- Material provided

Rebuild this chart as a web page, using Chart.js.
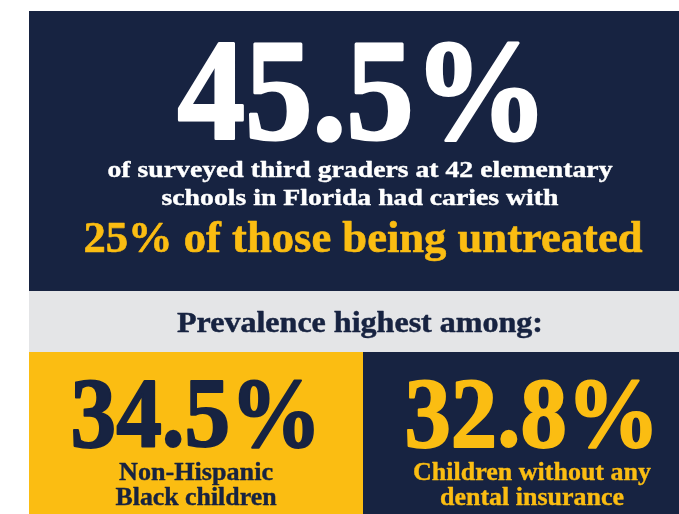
<!DOCTYPE html>
<html>
<head>
<meta charset="utf-8">
<script src="https://cdn.jsdelivr.net/npm/chart.js@4.4.1/dist/chart.umd.min.js"></script>
<style>
  html, body { margin: 0; padding: 0; background: #ffffff; }
  #wrap { width: 679px; height: 514px; position: relative; }
</style>
</head>
<body>
<div id="wrap"><canvas id="caries"></canvas></div>
<script>
// survey figures
const headlineValue = [45.5];
const untreatedShare = [25];
const introLines = ['of surveyed third graders at 42 elementary', 'schools in Florida had caries with'];
const untreatedText = ['of those being untreated'];
const groupHeading = ['Prevalence highest among:'];
const groupLabels = [['Non-Hispanic', 'Black children'], ['Children without any', 'dental insurance']];
const groupValues = [34.5, 32.8];

const NAVY = '#172341';
const GOLD = '#fbbd12';
const GREY = '#e4e5e7';
const FONT = '"Liberation Serif", "Times New Roman", serif';

// draws one centred line stretched/condensed to a given width,
// with an optional outline to thicken the heavy figures
function fitText(ctx, text, cx, y, width, size, color, heavy) {
    ctx.save();
    ctx.font = `bold ${size}px ${FONT}`;
    ctx.fillStyle = color;
    ctx.strokeStyle = color;
    ctx.textAlign = 'center';
    ctx.textBaseline = 'alphabetic';
    const natural = ctx.measureText(text).width;
    ctx.translate(cx, y);
    ctx.scale(width / natural, 1);
    ctx.fillText(text, 0, 0);
    if (heavy) {
        ctx.lineWidth = heavy;
        ctx.lineJoin = 'round';
        ctx.strokeText(text, 0, 0);
    }
    ctx.restore();
}

const pct = v => `${v}%`;

const infographic = {
    id: 'infographic',
    beforeDraw(chart) {
        const ctx = chart.ctx;
        const W = chart.width, H = chart.height;

        ctx.save();
        ctx.fillStyle = '#ffffff';
        ctx.fillRect(0, 0, W, H);

        // panels
        ctx.fillStyle = NAVY;
        ctx.fillRect(29, 11, W - 29, 280);
        ctx.fillStyle = GREY;
        ctx.fillRect(29, 291, W - 29, 61);
        ctx.fillStyle = GOLD;
        ctx.fillRect(29, 352, 334, H - 352);
        ctx.fillStyle = NAVY;
        ctx.fillRect(363, 352, W - 363, H - 352);
        ctx.restore();

        // top block
        fitText(ctx, pct(headlineValue[0]), 363, 139, 371, 144, '#ffffff', 3);
        fitText(ctx, introLines[0], 360, 177, 505, 23, '#ffffff', 0.4);
        fitText(ctx, introLines[1], 360, 205, 397, 23, '#ffffff', 0.4);
        fitText(ctx, `${pct(untreatedShare[0])} ${untreatedText[0]}`, 363, 252, 559, 44, GOLD, 0.6);

        // band heading
        fitText(ctx, groupHeading[0], 360, 332, 366, 30, NAVY, 0.5);

        // group figures
        const cols = [
            { cx: 196, fg: NAVY, widths: [251, 154, 161] },
            { cx: 532, fg: GOLD, widths: [255, 238, 184] }
        ];
        groupValues.forEach((v, i) => {
            const c = cols[i];
            fitText(ctx, pct(v), c.cx, 446, c.widths[0], 100, c.fg, 2);
            fitText(ctx, groupLabels[i][0], c.cx, 480, c.widths[1], 25, c.fg, 0.4);
            fitText(ctx, groupLabels[i][1], c.cx, 505, c.widths[2], 25, c.fg, 0.4);
        });
    }
};

new Chart(document.getElementById('caries'), {
    type: 'bar',
    data: { labels: [], datasets: [] },
    options: {
        responsive: true,
        maintainAspectRatio: false,
        animation: false,
        layout: { padding: 0 },
        plugins: { legend: { display: false }, tooltip: { enabled: false } },
        scales: { x: { display: false }, y: { display: false } }
    },
    plugins: [infographic]
});
</script>
</body>
</html>
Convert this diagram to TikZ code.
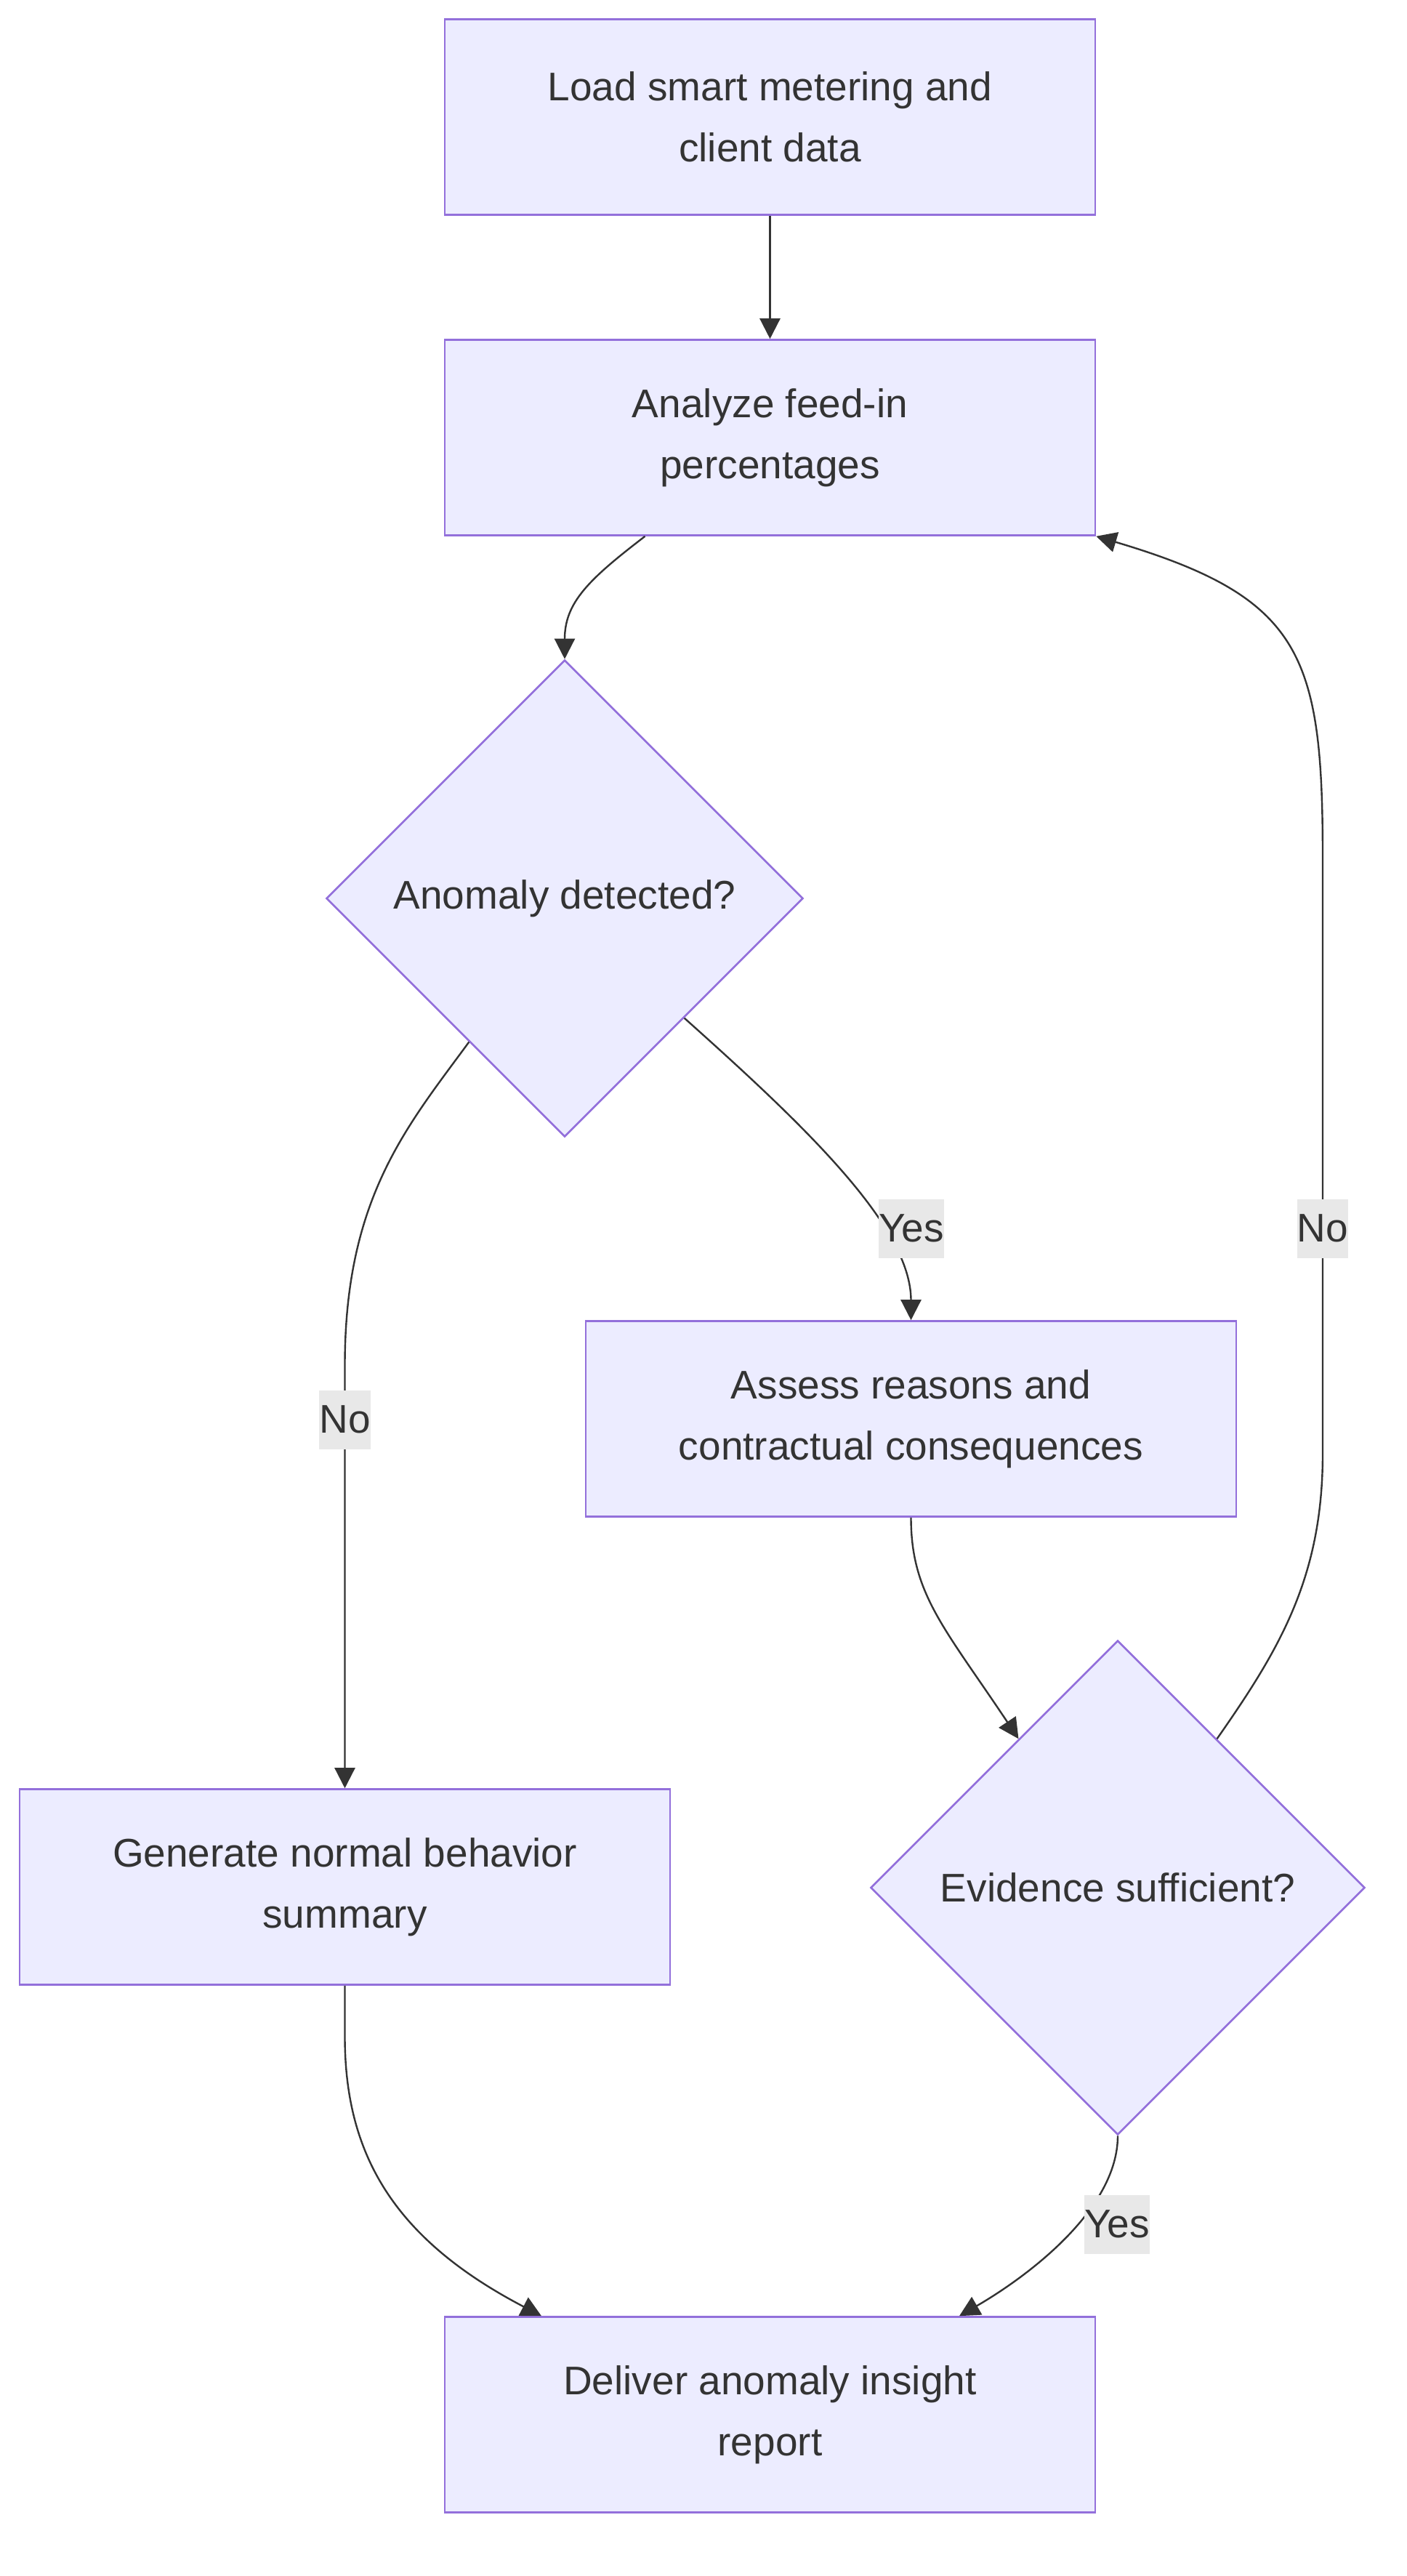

- Task to complete
Repeat the records above exactly, omitting every picture.

- Answer for the task
Rebuild this chart as a web page, using Chart.js.
<!DOCTYPE html>
<html>
<head>
<meta charset="utf-8">
<script src="https://cdn.jsdelivr.net/npm/chart.js@4.4.1/dist/chart.umd.min.js"></script>
<style>
  html, body { margin: 0; padding: 0; background: #ffffff; }
  #wrap { width: 679px; height: 514px; position: relative; }
</style>
</head>
<body>
<div id="wrap"><canvas id="caries"></canvas></div>
<script>
// survey figures
const headlineValue = [45.5];
const untreatedShare = [25];
const introLines = ['of surveyed third graders at 42 elementary', 'schools in Florida had caries with'];
const untreatedText = ['of those being untreated'];
const groupHeading = ['Prevalence highest among:'];
const groupLabels = [['Non-Hispanic', 'Black children'], ['Children without any', 'dental insurance']];
const groupValues = [34.5, 32.8];

const NAVY = '#172341';
const GOLD = '#fbbd12';
const GREY = '#e4e5e7';
const FONT = '"Liberation Serif", "Times New Roman", serif';

// draws one centred line stretched/condensed to a given width,
// with an optional outline to thicken the heavy figures
function fitText(ctx, text, cx, y, width, size, color, heavy) {
    ctx.save();
    ctx.font = `bold ${size}px ${FONT}`;
    ctx.fillStyle = color;
    ctx.strokeStyle = color;
    ctx.textAlign = 'center';
    ctx.textBaseline = 'alphabetic';
    const natural = ctx.measureText(text).width;
    ctx.translate(cx, y);
    ctx.scale(width / natural, 1);
    ctx.fillText(text, 0, 0);
    if (heavy) {
        ctx.lineWidth = heavy;
        ctx.lineJoin = 'round';
        ctx.strokeText(text, 0, 0);
    }
    ctx.restore();
}

const pct = v => `${v}%`;

const infographic = {
    id: 'infographic',
    beforeDraw(chart) {
        const ctx = chart.ctx;
        const W = chart.width, H = chart.height;

        ctx.save();
        ctx.fillStyle = '#ffffff';
        ctx.fillRect(0, 0, W, H);

        // panels
        ctx.fillStyle = NAVY;
        ctx.fillRect(29, 11, W - 29, 280);
        ctx.fillStyle = GREY;
        ctx.fillRect(29, 291, W - 29, 61);
        ctx.fillStyle = GOLD;
        ctx.fillRect(29, 352, 334, H - 352);
        ctx.fillStyle = NAVY;
        ctx.fillRect(363, 352, W - 363, H - 352);
        ctx.restore();

        // top block
        fitText(ctx, pct(headlineValue[0]), 363, 139, 371, 144, '#ffffff', 3);
        fitText(ctx, introLines[0], 360, 177, 505, 23, '#ffffff', 0.4);
        fitText(ctx, introLines[1], 360, 205, 397, 23, '#ffffff', 0.4);
        fitText(ctx, `${pct(untreatedShare[0])} ${untreatedText[0]}`, 363, 252, 559, 44, GOLD, 0.6);

        // band heading
        fitText(ctx, groupHeading[0], 360, 332, 366, 30, NAVY, 0.5);

        // group figures
        const cols = [
            { cx: 196, fg: NAVY, widths: [251, 154, 161] },
            { cx: 532, fg: GOLD, widths: [255, 238, 184] }
        ];
        groupValues.forEach((v, i) => {
            const c = cols[i];
            fitText(ctx, pct(v), c.cx, 446, c.widths[0], 100, c.fg, 2);
            fitText(ctx, groupLabels[i][0], c.cx, 480, c.widths[1], 25, c.fg, 0.4);
            fitText(ctx, groupLabels[i][1], c.cx, 505, c.widths[2], 25, c.fg, 0.4);
        });
    }
};

new Chart(document.getElementById('caries'), {
    type: 'bar',
    data: { labels: [], datasets: [] },
    options: {
        responsive: true,
        maintainAspectRatio: false,
        animation: false,
        layout: { padding: 0 },
        plugins: { legend: { display: false }, tooltip: { enabled: false } },
        scales: { x: { display: false }, y: { display: false } }
    },
    plugins: [infographic]
});
</script>
</body>
</html>
Convert this diagram to TikZ code.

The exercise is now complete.